Repeat the listing word for word. No pictures belong in the copy.
++++++++++++++++++++
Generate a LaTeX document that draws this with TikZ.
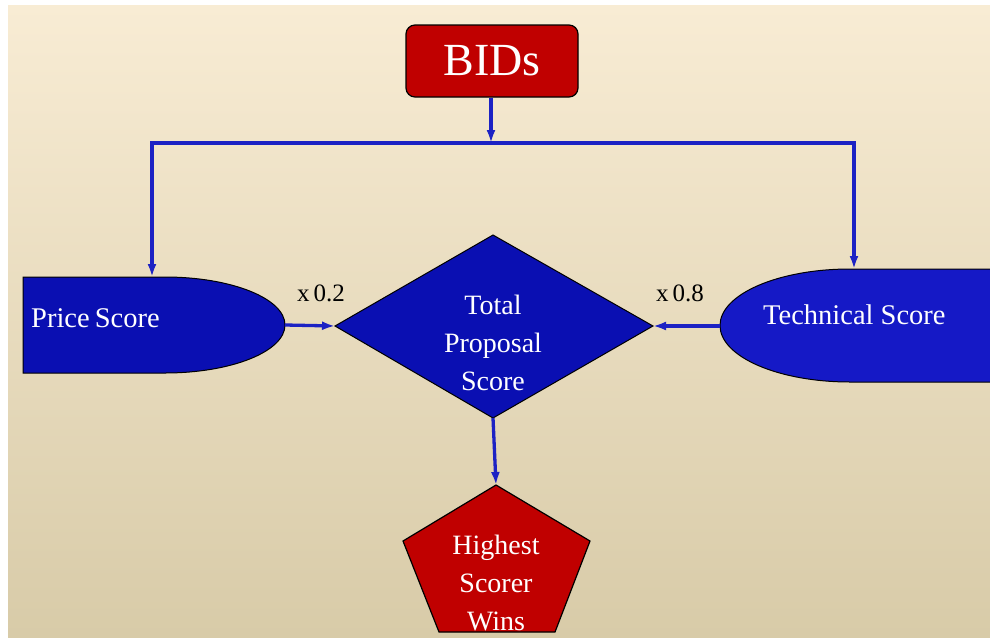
\documentclass[tikz,border=0pt]{standalone}
\usepackage{fontspec}
\setmainfont{Liberation Serif}
\usetikzlibrary{arrows.meta}
\definecolor{bgtop}{HTML}{F8ECD4}
\definecolor{bgbot}{HTML}{D8CBA8}
\definecolor{boxred}{HTML}{C00000}
\definecolor{deepblue}{HTML}{0A0FB2}
\definecolor{techblue}{HTML}{1519C6}
\definecolor{linkblue}{HTML}{1C22C4}
\tikzset{
  redbox/.style={draw=black, line width=1.2pt, fill=boxred},
  bluebox/.style={draw=black, line width=1pt, fill=deepblue},
  link/.style={draw=linkblue, line width=3.3pt},
  linkarrow/.style={link, -{Latex[length=13pt,width=9pt]}},
  whitetext/.style={text=white, align=center, inner sep=0pt},
  factor/.style={text=black, inner sep=0pt, font=\fontsize{25}{28}\selectfont},
}
\begin{document}
\begin{tikzpicture}[x=1pt, y=-1pt]
  % canvas and gradient backdrop
  \fill[white] (0,0) rectangle (990,637);
  \useasboundingbox (0,0) rectangle (990,637);
  \shade[top color=bgtop, bottom color=bgbot] (8,5) rectangle (990,637);

  % source box
  \node[redbox, rounded corners=9pt, minimum width=172pt, minimum height=72pt,
        whitetext, font=\fontsize{46}{50}\selectfont] (bids) at (492,61) {BIDs};

  % price score: flat left side closed by a half ellipse
  \path[bluebox] (23,277) -- (165,277) arc[start angle=-90, end angle=90,
        x radius=120, y radius=48] -- (23,373) -- cycle;
  \node[whitetext, anchor=west, font=\fontsize{28.5}{30}\selectfont] (price) at (31,318) {Price\kern-2pt\ Score};

  % technical score: half ellipse opening to the right edge
  \path[bluebox, fill=techblue] (1000,269) -- (850,269) arc[start angle=-90, end angle=-270,
        x radius=130, y radius=56.5] -- (1000,382) -- cycle;
  \node[whitetext, anchor=west, font=\fontsize{28.5}{30}\selectfont] (tech) at (763,315) {Technical Score};

  % decision diamond
  \path[bluebox] (493,235) -- (653,326) -- (493,418) -- (335,326) -- cycle;
  \node[whitetext, font=\fontsize{28}{38}\selectfont] (total) at (493,343) {Total\\Proposal\\Score};

  % outcome pentagon
  \path[redbox] (496,485) -- (590,541) -- (555,632) -- (439,632) -- (403,541) -- cycle;
  \node[whitetext, font=\fontsize{28}{38}\selectfont] (win) at (496,583) {Highest\\Scorer\\Wins};

  % weight labels
  \node[factor] (wp) at (321,293) {x\,0.2};
  \node[factor] (wt) at (680,293) {x\,0.8};

  % connection points on the drawn shapes
  \coordinate (split) at (491,143);
  \coordinate (lsplit) at (152,143);
  \coordinate (rsplit) at (854,143);
  \coordinate (price-n) at (152,277);
  \coordinate (tech-n) at (854,269);
  \coordinate (price-e) at (285,325);
  \coordinate (tech-w) at (720,326);
  \coordinate (total-w) at (335,326);
  \coordinate (total-e) at (653,326);
  \coordinate (total-s) at (493,418);
  \coordinate (win-n) at (496,485);

  % connectors
  \draw[linkarrow] (bids.south -| split) -- (split);
  \draw[link, line cap=rect] (lsplit) -- (rsplit);
  \draw[linkarrow] (lsplit) -- (price-n);
  \draw[linkarrow] (rsplit) -- (tech-n);
  \draw[linkarrow] (price-e) -- (total-w);
  \draw[linkarrow] (tech-w) -- (total-e);
  \draw[linkarrow] (total-s) -- (win-n);
\end{tikzpicture}
\end{document}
++++++++++++++++++++
Complete output:
Generate a LaTeX document that draws this with TikZ.
\documentclass[tikz,border=0pt]{standalone}
\usepackage{fontspec}
\setmainfont{Liberation Serif}
\usetikzlibrary{arrows.meta}
\definecolor{bgtop}{HTML}{F8ECD4}
\definecolor{bgbot}{HTML}{D8CBA8}
\definecolor{boxred}{HTML}{C00000}
\definecolor{deepblue}{HTML}{0A0FB2}
\definecolor{techblue}{HTML}{1519C6}
\definecolor{linkblue}{HTML}{1C22C4}
\tikzset{
  redbox/.style={draw=black, line width=1.2pt, fill=boxred},
  bluebox/.style={draw=black, line width=1pt, fill=deepblue},
  link/.style={draw=linkblue, line width=3.3pt},
  linkarrow/.style={link, -{Latex[length=13pt,width=9pt]}},
  whitetext/.style={text=white, align=center, inner sep=0pt},
  factor/.style={text=black, inner sep=0pt, font=\fontsize{25}{28}\selectfont},
}
\begin{document}
\begin{tikzpicture}[x=1pt, y=-1pt]
  % canvas and gradient backdrop
  \fill[white] (0,0) rectangle (990,637);
  \useasboundingbox (0,0) rectangle (990,637);
  \shade[top color=bgtop, bottom color=bgbot] (8,5) rectangle (990,637);

  % source box
  \node[redbox, rounded corners=9pt, minimum width=172pt, minimum height=72pt,
        whitetext, font=\fontsize{46}{50}\selectfont] (bids) at (492,61) {BIDs};

  % price score: flat left side closed by a half ellipse
  \path[bluebox] (23,277) -- (165,277) arc[start angle=-90, end angle=90,
        x radius=120, y radius=48] -- (23,373) -- cycle;
  \node[whitetext, anchor=west, font=\fontsize{28.5}{30}\selectfont] (price) at (31,318) {Price\kern-2pt\ Score};

  % technical score: half ellipse opening to the right edge
  \path[bluebox, fill=techblue] (1000,269) -- (850,269) arc[start angle=-90, end angle=-270,
        x radius=130, y radius=56.5] -- (1000,382) -- cycle;
  \node[whitetext, anchor=west, font=\fontsize{28.5}{30}\selectfont] (tech) at (763,315) {Technical Score};

  % decision diamond
  \path[bluebox] (493,235) -- (653,326) -- (493,418) -- (335,326) -- cycle;
  \node[whitetext, font=\fontsize{28}{38}\selectfont] (total) at (493,343) {Total\\Proposal\\Score};

  % outcome pentagon
  \path[redbox] (496,485) -- (590,541) -- (555,632) -- (439,632) -- (403,541) -- cycle;
  \node[whitetext, font=\fontsize{28}{38}\selectfont] (win) at (496,583) {Highest\\Scorer\\Wins};

  % weight labels
  \node[factor] (wp) at (321,293) {x\,0.2};
  \node[factor] (wt) at (680,293) {x\,0.8};

  % connection points on the drawn shapes
  \coordinate (split) at (491,143);
  \coordinate (lsplit) at (152,143);
  \coordinate (rsplit) at (854,143);
  \coordinate (price-n) at (152,277);
  \coordinate (tech-n) at (854,269);
  \coordinate (price-e) at (285,325);
  \coordinate (tech-w) at (720,326);
  \coordinate (total-w) at (335,326);
  \coordinate (total-e) at (653,326);
  \coordinate (total-s) at (493,418);
  \coordinate (win-n) at (496,485);

  % connectors
  \draw[linkarrow] (bids.south -| split) -- (split);
  \draw[link, line cap=rect] (lsplit) -- (rsplit);
  \draw[linkarrow] (lsplit) -- (price-n);
  \draw[linkarrow] (rsplit) -- (tech-n);
  \draw[linkarrow] (price-e) -- (total-w);
  \draw[linkarrow] (tech-w) -- (total-e);
  \draw[linkarrow] (total-s) -- (win-n);
\end{tikzpicture}
\end{document}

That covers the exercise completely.